Some records
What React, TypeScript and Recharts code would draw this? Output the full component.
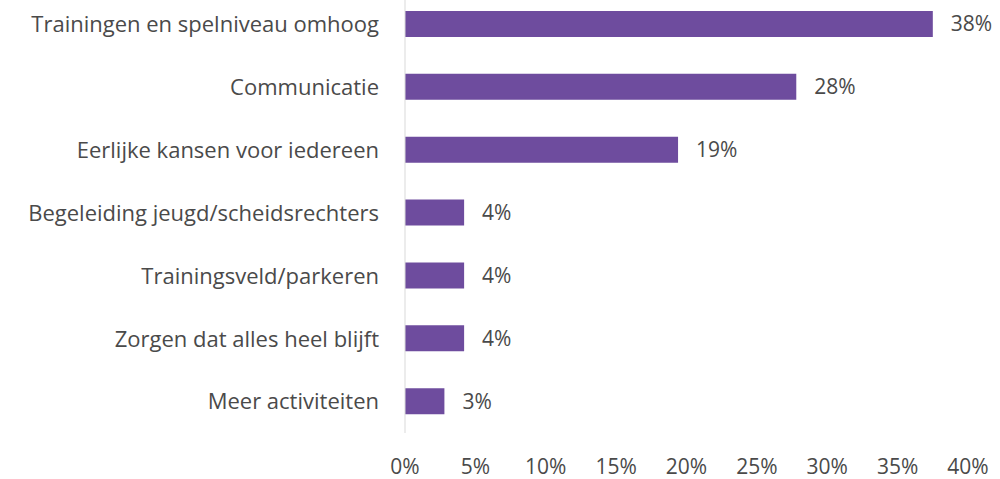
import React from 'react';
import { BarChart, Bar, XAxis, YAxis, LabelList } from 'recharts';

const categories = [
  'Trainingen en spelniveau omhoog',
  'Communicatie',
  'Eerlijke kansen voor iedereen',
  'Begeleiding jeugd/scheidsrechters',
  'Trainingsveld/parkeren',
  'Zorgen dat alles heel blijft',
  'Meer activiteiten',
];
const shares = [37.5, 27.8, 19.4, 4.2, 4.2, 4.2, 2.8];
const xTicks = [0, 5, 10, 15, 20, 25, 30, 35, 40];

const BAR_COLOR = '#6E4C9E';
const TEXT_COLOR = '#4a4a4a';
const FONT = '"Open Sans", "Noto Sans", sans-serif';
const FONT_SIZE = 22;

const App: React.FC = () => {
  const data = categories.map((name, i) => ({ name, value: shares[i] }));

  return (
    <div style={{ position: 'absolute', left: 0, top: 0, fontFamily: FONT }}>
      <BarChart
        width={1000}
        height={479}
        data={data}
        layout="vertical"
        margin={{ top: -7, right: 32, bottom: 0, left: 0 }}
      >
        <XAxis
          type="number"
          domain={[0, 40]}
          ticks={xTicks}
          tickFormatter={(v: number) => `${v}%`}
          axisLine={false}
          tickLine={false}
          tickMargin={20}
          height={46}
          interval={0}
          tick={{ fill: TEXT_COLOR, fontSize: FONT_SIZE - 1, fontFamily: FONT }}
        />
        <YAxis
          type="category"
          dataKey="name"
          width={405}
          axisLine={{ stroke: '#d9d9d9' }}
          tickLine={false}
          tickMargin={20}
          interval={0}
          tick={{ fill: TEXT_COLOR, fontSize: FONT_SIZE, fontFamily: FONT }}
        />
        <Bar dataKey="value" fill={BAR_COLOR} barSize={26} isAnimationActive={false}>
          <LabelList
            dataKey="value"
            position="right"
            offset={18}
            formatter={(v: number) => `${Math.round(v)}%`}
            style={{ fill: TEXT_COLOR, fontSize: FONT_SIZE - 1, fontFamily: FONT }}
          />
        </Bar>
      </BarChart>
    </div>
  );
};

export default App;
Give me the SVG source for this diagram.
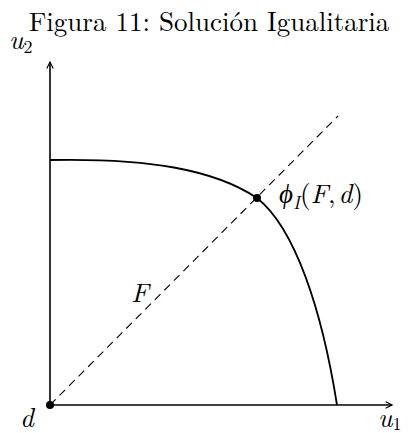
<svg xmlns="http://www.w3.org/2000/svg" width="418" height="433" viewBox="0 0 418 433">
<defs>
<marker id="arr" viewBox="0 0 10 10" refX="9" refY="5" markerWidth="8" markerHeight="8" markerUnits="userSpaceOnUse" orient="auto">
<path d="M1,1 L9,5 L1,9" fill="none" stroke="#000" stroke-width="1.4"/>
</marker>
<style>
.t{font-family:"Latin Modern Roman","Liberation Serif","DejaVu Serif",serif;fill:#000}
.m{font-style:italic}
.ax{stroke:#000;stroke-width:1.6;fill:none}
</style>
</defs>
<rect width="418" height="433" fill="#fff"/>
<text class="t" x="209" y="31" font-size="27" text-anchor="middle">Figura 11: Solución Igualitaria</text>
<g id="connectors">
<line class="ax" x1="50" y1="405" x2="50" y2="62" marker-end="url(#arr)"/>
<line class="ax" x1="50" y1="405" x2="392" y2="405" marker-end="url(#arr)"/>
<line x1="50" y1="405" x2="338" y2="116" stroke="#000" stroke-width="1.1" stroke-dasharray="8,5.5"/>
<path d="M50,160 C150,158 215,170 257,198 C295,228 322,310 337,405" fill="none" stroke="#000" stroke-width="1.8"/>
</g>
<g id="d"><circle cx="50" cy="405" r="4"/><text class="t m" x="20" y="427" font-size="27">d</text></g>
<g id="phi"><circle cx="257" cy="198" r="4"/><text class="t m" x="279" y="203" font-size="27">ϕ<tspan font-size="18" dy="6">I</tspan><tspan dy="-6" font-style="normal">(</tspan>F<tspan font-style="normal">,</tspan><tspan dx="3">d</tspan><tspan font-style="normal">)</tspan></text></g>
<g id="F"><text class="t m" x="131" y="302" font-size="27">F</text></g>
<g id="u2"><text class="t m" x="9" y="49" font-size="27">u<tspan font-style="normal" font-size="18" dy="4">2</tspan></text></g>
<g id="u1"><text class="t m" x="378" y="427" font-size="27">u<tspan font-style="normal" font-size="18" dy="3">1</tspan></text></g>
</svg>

---

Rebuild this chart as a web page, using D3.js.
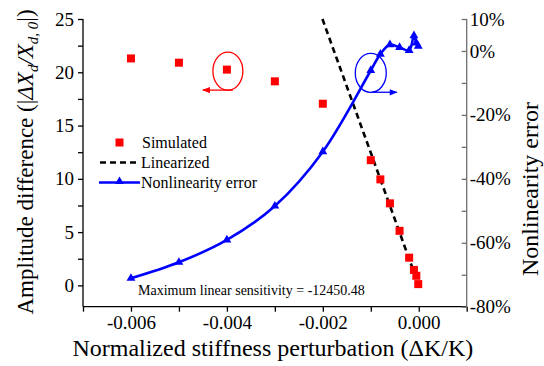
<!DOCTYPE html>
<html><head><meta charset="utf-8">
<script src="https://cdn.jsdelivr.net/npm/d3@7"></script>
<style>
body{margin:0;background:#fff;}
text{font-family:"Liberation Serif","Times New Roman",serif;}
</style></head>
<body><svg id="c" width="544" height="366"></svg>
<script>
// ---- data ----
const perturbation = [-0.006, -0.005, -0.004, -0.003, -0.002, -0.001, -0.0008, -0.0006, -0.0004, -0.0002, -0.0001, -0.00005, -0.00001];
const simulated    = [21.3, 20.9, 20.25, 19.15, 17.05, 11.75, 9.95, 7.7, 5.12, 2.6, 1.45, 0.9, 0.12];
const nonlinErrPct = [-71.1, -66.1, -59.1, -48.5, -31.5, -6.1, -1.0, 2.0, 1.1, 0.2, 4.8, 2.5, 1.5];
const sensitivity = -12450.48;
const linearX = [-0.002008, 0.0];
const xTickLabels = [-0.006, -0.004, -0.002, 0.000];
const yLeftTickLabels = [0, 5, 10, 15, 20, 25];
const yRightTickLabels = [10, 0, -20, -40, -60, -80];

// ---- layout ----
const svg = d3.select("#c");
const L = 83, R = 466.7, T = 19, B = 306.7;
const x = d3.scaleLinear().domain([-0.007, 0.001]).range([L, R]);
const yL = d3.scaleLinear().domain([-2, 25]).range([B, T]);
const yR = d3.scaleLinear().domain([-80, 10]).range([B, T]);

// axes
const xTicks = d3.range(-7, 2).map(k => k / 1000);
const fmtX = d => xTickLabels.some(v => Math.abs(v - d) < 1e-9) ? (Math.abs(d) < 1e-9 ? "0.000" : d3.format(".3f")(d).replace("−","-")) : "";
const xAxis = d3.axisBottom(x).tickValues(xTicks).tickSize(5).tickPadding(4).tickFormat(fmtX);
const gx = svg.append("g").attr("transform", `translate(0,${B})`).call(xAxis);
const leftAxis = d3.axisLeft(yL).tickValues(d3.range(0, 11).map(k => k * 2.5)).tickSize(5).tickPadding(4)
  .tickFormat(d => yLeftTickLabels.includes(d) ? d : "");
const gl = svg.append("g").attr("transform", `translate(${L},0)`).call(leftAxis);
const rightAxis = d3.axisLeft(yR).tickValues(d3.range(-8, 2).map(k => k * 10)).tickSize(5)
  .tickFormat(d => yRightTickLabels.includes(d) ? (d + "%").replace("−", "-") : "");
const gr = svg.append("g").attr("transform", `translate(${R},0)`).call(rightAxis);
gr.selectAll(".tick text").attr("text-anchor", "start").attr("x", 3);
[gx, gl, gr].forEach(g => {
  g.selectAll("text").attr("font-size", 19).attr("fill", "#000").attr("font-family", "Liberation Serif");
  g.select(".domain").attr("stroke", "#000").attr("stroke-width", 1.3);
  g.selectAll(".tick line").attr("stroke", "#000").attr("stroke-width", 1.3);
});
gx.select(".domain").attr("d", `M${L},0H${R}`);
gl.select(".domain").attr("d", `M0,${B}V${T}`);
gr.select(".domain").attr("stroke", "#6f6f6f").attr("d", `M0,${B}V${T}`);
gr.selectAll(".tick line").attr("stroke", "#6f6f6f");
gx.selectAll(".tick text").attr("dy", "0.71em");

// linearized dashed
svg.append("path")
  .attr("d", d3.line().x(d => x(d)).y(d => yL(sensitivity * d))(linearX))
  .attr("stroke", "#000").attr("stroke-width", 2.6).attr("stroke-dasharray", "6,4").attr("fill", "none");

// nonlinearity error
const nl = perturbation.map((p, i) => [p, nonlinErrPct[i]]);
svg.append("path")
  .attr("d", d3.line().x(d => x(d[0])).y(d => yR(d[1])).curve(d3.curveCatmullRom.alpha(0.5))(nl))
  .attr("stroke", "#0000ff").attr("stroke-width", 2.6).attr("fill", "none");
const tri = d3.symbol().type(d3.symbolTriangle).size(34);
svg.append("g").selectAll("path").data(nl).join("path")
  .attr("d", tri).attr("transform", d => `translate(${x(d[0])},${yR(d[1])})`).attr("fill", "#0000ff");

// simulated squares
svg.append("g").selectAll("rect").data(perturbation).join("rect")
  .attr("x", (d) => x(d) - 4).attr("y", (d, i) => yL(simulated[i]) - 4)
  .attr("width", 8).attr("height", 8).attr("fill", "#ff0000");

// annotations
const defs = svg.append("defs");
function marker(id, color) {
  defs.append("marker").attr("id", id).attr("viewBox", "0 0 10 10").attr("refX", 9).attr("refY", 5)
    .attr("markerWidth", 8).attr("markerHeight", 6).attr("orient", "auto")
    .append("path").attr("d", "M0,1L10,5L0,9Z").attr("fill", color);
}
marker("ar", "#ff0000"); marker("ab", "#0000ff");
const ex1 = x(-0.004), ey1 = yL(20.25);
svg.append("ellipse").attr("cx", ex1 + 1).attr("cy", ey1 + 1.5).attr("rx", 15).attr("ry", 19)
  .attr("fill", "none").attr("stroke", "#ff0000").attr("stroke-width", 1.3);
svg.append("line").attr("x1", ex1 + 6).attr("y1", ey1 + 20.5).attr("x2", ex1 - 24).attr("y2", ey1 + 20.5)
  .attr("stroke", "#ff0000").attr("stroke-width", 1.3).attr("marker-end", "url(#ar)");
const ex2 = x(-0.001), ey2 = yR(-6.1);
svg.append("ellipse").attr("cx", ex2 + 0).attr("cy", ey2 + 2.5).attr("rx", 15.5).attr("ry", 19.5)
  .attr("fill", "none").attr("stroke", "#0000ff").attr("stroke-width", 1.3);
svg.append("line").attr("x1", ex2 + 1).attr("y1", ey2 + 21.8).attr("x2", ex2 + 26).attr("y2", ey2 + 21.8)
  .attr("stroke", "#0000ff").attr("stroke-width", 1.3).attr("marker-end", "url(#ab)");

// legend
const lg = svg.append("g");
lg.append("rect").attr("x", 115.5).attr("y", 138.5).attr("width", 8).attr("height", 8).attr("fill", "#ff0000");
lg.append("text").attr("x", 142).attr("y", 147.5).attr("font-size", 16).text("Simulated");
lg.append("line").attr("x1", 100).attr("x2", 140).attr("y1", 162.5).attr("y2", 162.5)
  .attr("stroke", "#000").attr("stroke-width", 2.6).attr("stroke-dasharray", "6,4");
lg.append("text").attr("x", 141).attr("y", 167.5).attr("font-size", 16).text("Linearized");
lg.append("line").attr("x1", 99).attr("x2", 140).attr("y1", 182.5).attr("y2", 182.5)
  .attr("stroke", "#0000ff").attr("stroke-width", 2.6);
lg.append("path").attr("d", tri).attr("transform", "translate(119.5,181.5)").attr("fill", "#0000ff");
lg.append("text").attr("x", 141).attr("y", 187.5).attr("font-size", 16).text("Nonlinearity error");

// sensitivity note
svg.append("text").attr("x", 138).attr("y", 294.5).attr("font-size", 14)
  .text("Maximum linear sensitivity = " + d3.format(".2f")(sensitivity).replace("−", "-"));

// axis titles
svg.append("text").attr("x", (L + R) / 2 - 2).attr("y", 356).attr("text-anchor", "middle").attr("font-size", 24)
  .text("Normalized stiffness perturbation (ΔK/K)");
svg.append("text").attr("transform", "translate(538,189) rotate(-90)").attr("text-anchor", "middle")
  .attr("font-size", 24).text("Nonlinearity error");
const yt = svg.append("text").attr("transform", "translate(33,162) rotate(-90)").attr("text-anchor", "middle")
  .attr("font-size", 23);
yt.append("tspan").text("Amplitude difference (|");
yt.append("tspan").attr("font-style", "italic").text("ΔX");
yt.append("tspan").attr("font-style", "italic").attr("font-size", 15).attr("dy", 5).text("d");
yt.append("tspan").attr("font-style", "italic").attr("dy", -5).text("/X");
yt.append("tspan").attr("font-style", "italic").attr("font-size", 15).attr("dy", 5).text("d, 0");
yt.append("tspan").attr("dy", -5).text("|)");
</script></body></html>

**Exercise:** In the listing above, find the lines holding the word "this" and copy them.

**Exercise solution:**
What React, TypeScript and Recharts code would draw this? Output the full component.
Give me the SVG source for this diagram.
Rebuild this chart as a web page, using D3.js.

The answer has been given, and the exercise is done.